Hudson’s program has been of heightened interest lately as youth crime has jumped in the Atlanta area, where his training facility is located. Community leaders are coming to him asking for help. He is currently offering several Zoom-based summer camps as well as other hybrid classes that combine virtual instruction with some in-person classes in Stone Mountain. The chess champion – the first African American to win the Birmingham city-wide championship – has reached more than 85,000 young people nationwide – many of them at-risk youngsters – with his non-profit program he launched in 2001. Now he feels an increased urgency to make his chess board available to students no matter where they are. “If they have access to a computer,” explains Hudson, “they have access to me and my life changing program.” More about that in a moment.
So what is it exactly that Hudson provides that resonates with young people today? “Walking the walk and talking the talk” is much more than a cliche’ to this Georgian. “I know what it is like to turn my life over to someone else to make decisions for me.

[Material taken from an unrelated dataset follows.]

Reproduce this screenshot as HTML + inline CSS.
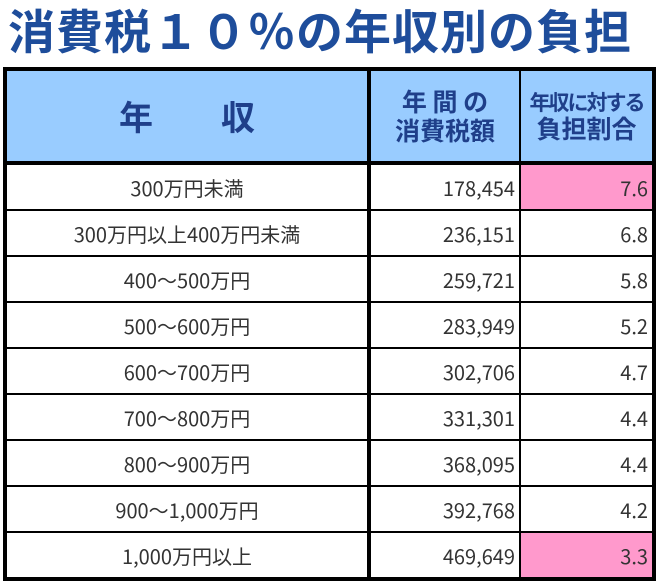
<!DOCTYPE html>
<html><head><meta charset="utf-8"><style>
body{margin:0;background:#fff;width:660px;height:585px;overflow:hidden;font-family:"Liberation Sans","Noto Sans CJK JP",sans-serif;}
.title{position:absolute;left:8px;top:-6px;font-size:47px;color:#1e4d9b;font-weight:bold;white-space:nowrap;letter-spacing:1px;font-family:"Noto Sans CJK JP",sans-serif;}
table{position:absolute;left:3px;top:67px;border-collapse:collapse;width:653px;border:4px solid #000;table-layout:fixed;}
td{border:2px solid #000;height:44px;padding:0 4px;font-size:20px;color:#333;font-family:"Noto Sans CJK JP",sans-serif;white-space:nowrap;}
td.c1{border-right:4px solid #000;text-align:center;width:352px;}
td.c2{text-align:right;width:140px;}
td.c3{text-align:right;}
tr.h td{background:#99ccff;color:#1f3f8a;height:90px;text-align:center;border-bottom:4px solid #000;font-weight:bold;line-height:1.15;}
.pink{background:#ff99cc;}
</style></head><body>
<div class="title">消費税１０％の年収別の負担</div>
<table>
<tr class="h"><td class="c1" style="font-size:34px;">年　　収</td><td class="c2" style="text-align:center;font-size:25px;">年 間 の<br>消費税額</td><td class="c3" style="text-align:center;font-size:21px;letter-spacing:-2px;padding:0;">年収に対する<br><span style="font-size:25px;letter-spacing:0">負担割合</span></td></tr>
<tr><td class="c1">300万円未満</td><td class="c2">178,454</td><td class="c3 pink">7.6</td></tr>
<tr><td class="c1">300万円以上400万円未満</td><td class="c2">236,151</td><td class="c3">6.8</td></tr>
<tr><td class="c1">400～500万円</td><td class="c2">259,721</td><td class="c3">5.8</td></tr>
<tr><td class="c1">500～600万円</td><td class="c2">283,949</td><td class="c3">5.2</td></tr>
<tr><td class="c1">600～700万円</td><td class="c2">302,706</td><td class="c3">4.7</td></tr>
<tr><td class="c1">700～800万円</td><td class="c2">331,301</td><td class="c3">4.4</td></tr>
<tr><td class="c1">800～900万円</td><td class="c2">368,095</td><td class="c3">4.4</td></tr>
<tr><td class="c1">900～1,000万円</td><td class="c2">392,768</td><td class="c3">4.2</td></tr>
<tr><td class="c1">1,000万円以上</td><td class="c2">469,649</td><td class="c3 pink">3.3</td></tr>
</table>
</body></html>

I know what it is to be in trouble and to cause it. I know what it is like to not think past the moment. Tomorrow? It was not part of my thought process,” he stresses. Until… he learned the game of chess. It taught him to use his mind for himself. To make well-thought-out decisions designed to make him a winner, not a street loser, he took what he learned and refined it into a program that uses the game’s required discipline that leads to strong decisions that ultimately result in, what he describes as, “dominion,” owning the future.
Talking the talk? When Hudson talks, kids listen. His no-nonsense way gets their attention from the first word. He is much more than an instructor. He is a mentor who has an interest in every young person sitting in front of him. Every time there is another bad headline extolling the poor decision of another young person, Hudson asks himself, “If I could have reached him or her, I know I could have saved them. I could have helped them avoid the wrong move that changed multiple lives.”
“Brains before bullets,” “Think it out don’t shoot it out,” and “Heads up, pants up, grades up, never give up,” are just a few of the tried and true slogans that Hudson uses that are much more than words to many of today’s young people. “I teach them they own their destiny and they truly are someone,” he says. He continues, “Many of these kids do not see their own value. They have never been taught to believe in goals and expectations and, more importantly, themselves. When they take a seat behind the king, queen, pawns, bishops, knights, and rooks, they learn to become ‘think warriors.’ That is their army and they are the commander.” He laughs, “Now, think like a kid… how cool is that?” His students learn to think ahead and ponder what results will come from each move. As Hudson points out, that is a unique concept to many kids and becomes liberating for them.